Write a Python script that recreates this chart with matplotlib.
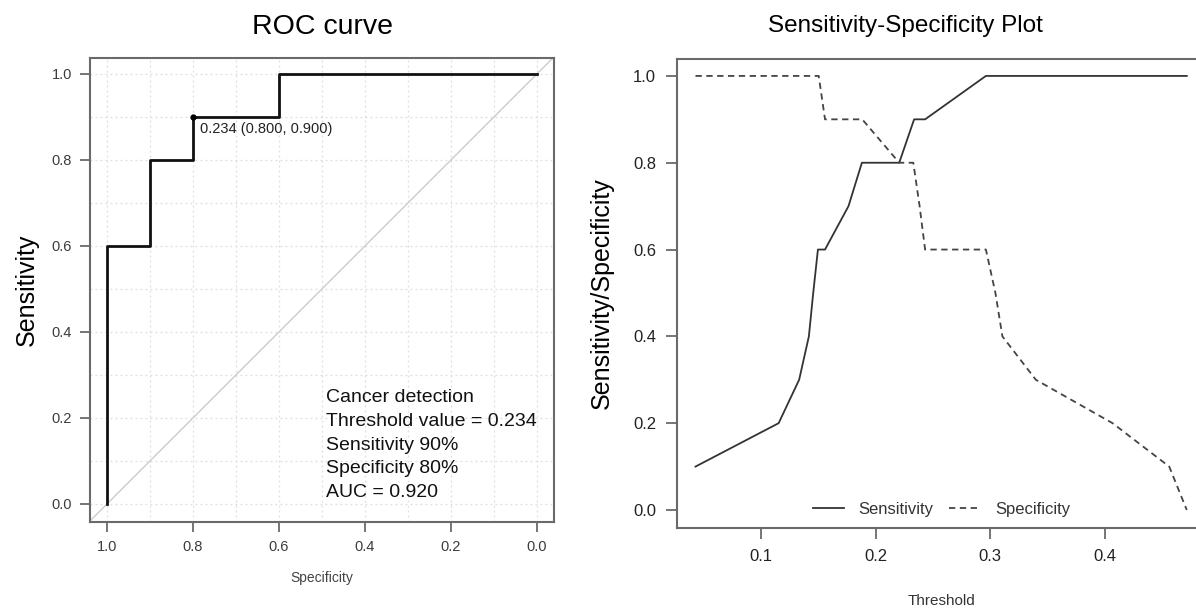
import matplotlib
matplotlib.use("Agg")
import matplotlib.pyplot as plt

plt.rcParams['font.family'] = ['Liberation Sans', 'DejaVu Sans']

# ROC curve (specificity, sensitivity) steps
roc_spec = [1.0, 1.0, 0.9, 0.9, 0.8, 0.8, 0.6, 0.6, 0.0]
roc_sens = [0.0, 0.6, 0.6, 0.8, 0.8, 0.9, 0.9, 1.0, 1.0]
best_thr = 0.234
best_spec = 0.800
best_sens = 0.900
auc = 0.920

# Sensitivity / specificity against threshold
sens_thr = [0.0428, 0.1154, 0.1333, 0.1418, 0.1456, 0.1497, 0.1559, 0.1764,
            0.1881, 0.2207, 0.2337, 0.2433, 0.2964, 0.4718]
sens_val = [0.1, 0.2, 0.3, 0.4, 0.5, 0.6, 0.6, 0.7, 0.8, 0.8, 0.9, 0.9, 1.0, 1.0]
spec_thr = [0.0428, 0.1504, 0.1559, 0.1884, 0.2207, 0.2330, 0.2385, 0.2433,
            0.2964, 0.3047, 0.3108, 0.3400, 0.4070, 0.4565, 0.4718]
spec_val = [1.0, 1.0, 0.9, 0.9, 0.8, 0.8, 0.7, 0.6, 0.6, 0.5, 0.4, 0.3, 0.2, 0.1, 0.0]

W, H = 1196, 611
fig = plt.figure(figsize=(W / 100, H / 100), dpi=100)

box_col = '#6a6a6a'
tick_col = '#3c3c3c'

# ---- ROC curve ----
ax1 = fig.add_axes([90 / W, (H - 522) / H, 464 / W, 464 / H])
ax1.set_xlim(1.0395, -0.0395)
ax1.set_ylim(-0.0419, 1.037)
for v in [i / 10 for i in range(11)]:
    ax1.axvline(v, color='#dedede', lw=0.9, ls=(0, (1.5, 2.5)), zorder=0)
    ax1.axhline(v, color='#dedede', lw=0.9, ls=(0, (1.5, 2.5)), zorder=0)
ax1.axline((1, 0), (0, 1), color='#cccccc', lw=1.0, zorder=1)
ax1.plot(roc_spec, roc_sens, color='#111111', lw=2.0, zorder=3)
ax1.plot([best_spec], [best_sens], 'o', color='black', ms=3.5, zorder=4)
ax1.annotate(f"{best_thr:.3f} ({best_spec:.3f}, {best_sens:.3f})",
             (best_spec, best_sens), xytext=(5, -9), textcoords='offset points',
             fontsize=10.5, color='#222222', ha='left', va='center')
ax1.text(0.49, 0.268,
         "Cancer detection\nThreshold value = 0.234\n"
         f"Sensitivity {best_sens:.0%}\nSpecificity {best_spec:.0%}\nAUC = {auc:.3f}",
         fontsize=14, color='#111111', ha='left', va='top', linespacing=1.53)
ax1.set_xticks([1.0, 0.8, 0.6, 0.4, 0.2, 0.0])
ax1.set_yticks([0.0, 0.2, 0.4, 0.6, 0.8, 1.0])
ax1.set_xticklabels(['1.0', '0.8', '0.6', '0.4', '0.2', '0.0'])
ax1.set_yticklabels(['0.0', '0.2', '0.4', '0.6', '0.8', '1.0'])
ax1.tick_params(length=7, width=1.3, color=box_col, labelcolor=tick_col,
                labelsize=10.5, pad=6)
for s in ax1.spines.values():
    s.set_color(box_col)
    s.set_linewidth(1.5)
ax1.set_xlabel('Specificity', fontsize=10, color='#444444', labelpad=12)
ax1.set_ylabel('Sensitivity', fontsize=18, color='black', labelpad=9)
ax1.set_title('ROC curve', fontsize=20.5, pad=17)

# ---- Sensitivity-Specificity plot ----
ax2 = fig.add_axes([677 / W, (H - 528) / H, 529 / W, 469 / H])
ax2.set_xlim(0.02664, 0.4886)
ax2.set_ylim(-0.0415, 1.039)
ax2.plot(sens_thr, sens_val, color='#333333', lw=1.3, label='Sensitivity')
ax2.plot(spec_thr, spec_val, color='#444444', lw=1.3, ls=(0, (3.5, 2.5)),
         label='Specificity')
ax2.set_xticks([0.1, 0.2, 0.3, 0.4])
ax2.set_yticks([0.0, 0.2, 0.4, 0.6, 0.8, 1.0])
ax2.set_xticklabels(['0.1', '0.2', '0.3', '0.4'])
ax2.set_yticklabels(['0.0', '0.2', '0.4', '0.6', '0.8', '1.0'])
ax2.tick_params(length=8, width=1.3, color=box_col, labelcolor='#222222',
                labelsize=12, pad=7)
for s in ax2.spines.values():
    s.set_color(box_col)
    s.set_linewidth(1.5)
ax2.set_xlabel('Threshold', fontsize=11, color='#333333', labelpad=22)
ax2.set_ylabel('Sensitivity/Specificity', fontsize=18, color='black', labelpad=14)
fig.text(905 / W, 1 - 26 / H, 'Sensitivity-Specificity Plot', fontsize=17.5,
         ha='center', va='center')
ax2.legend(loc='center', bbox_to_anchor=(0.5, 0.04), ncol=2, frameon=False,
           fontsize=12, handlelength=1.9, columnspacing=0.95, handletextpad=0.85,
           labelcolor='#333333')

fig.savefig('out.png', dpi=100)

Stated problem » Copy the listing over exactly, skipping the pictures it holds.

Task answer »
Write a Python script that recreates this chart with matplotlib.
import matplotlib
matplotlib.use("Agg")
import matplotlib.pyplot as plt

plt.rcParams['font.family'] = ['Liberation Sans', 'DejaVu Sans']

# ROC curve (specificity, sensitivity) steps
roc_spec = [1.0, 1.0, 0.9, 0.9, 0.8, 0.8, 0.6, 0.6, 0.0]
roc_sens = [0.0, 0.6, 0.6, 0.8, 0.8, 0.9, 0.9, 1.0, 1.0]
best_thr = 0.234
best_spec = 0.800
best_sens = 0.900
auc = 0.920

# Sensitivity / specificity against threshold
sens_thr = [0.0428, 0.1154, 0.1333, 0.1418, 0.1456, 0.1497, 0.1559, 0.1764,
            0.1881, 0.2207, 0.2337, 0.2433, 0.2964, 0.4718]
sens_val = [0.1, 0.2, 0.3, 0.4, 0.5, 0.6, 0.6, 0.7, 0.8, 0.8, 0.9, 0.9, 1.0, 1.0]
spec_thr = [0.0428, 0.1504, 0.1559, 0.1884, 0.2207, 0.2330, 0.2385, 0.2433,
            0.2964, 0.3047, 0.3108, 0.3400, 0.4070, 0.4565, 0.4718]
spec_val = [1.0, 1.0, 0.9, 0.9, 0.8, 0.8, 0.7, 0.6, 0.6, 0.5, 0.4, 0.3, 0.2, 0.1, 0.0]

W, H = 1196, 611
fig = plt.figure(figsize=(W / 100, H / 100), dpi=100)

box_col = '#6a6a6a'
tick_col = '#3c3c3c'

# ---- ROC curve ----
ax1 = fig.add_axes([90 / W, (H - 522) / H, 464 / W, 464 / H])
ax1.set_xlim(1.0395, -0.0395)
ax1.set_ylim(-0.0419, 1.037)
for v in [i / 10 for i in range(11)]:
    ax1.axvline(v, color='#dedede', lw=0.9, ls=(0, (1.5, 2.5)), zorder=0)
    ax1.axhline(v, color='#dedede', lw=0.9, ls=(0, (1.5, 2.5)), zorder=0)
ax1.axline((1, 0), (0, 1), color='#cccccc', lw=1.0, zorder=1)
ax1.plot(roc_spec, roc_sens, color='#111111', lw=2.0, zorder=3)
ax1.plot([best_spec], [best_sens], 'o', color='black', ms=3.5, zorder=4)
ax1.annotate(f"{best_thr:.3f} ({best_spec:.3f}, {best_sens:.3f})",
             (best_spec, best_sens), xytext=(5, -9), textcoords='offset points',
             fontsize=10.5, color='#222222', ha='left', va='center')
ax1.text(0.49, 0.268,
         "Cancer detection\nThreshold value = 0.234\n"
         f"Sensitivity {best_sens:.0%}\nSpecificity {best_spec:.0%}\nAUC = {auc:.3f}",
         fontsize=14, color='#111111', ha='left', va='top', linespacing=1.53)
ax1.set_xticks([1.0, 0.8, 0.6, 0.4, 0.2, 0.0])
ax1.set_yticks([0.0, 0.2, 0.4, 0.6, 0.8, 1.0])
ax1.set_xticklabels(['1.0', '0.8', '0.6', '0.4', '0.2', '0.0'])
ax1.set_yticklabels(['0.0', '0.2', '0.4', '0.6', '0.8', '1.0'])
ax1.tick_params(length=7, width=1.3, color=box_col, labelcolor=tick_col,
                labelsize=10.5, pad=6)
for s in ax1.spines.values():
    s.set_color(box_col)
    s.set_linewidth(1.5)
ax1.set_xlabel('Specificity', fontsize=10, color='#444444', labelpad=12)
ax1.set_ylabel('Sensitivity', fontsize=18, color='black', labelpad=9)
ax1.set_title('ROC curve', fontsize=20.5, pad=17)

# ---- Sensitivity-Specificity plot ----
ax2 = fig.add_axes([677 / W, (H - 528) / H, 529 / W, 469 / H])
ax2.set_xlim(0.02664, 0.4886)
ax2.set_ylim(-0.0415, 1.039)
ax2.plot(sens_thr, sens_val, color='#333333', lw=1.3, label='Sensitivity')
ax2.plot(spec_thr, spec_val, color='#444444', lw=1.3, ls=(0, (3.5, 2.5)),
         label='Specificity')
ax2.set_xticks([0.1, 0.2, 0.3, 0.4])
ax2.set_yticks([0.0, 0.2, 0.4, 0.6, 0.8, 1.0])
ax2.set_xticklabels(['0.1', '0.2', '0.3', '0.4'])
ax2.set_yticklabels(['0.0', '0.2', '0.4', '0.6', '0.8', '1.0'])
ax2.tick_params(length=8, width=1.3, color=box_col, labelcolor='#222222',
                labelsize=12, pad=7)
for s in ax2.spines.values():
    s.set_color(box_col)
    s.set_linewidth(1.5)
ax2.set_xlabel('Threshold', fontsize=11, color='#333333', labelpad=22)
ax2.set_ylabel('Sensitivity/Specificity', fontsize=18, color='black', labelpad=14)
fig.text(905 / W, 1 - 26 / H, 'Sensitivity-Specificity Plot', fontsize=17.5,
         ha='center', va='center')
ax2.legend(loc='center', bbox_to_anchor=(0.5, 0.04), ncol=2, frameon=False,
           fontsize=12, handlelength=1.9, columnspacing=0.95, handletextpad=0.85,
           labelcolor='#333333')

fig.savefig('out.png', dpi=100)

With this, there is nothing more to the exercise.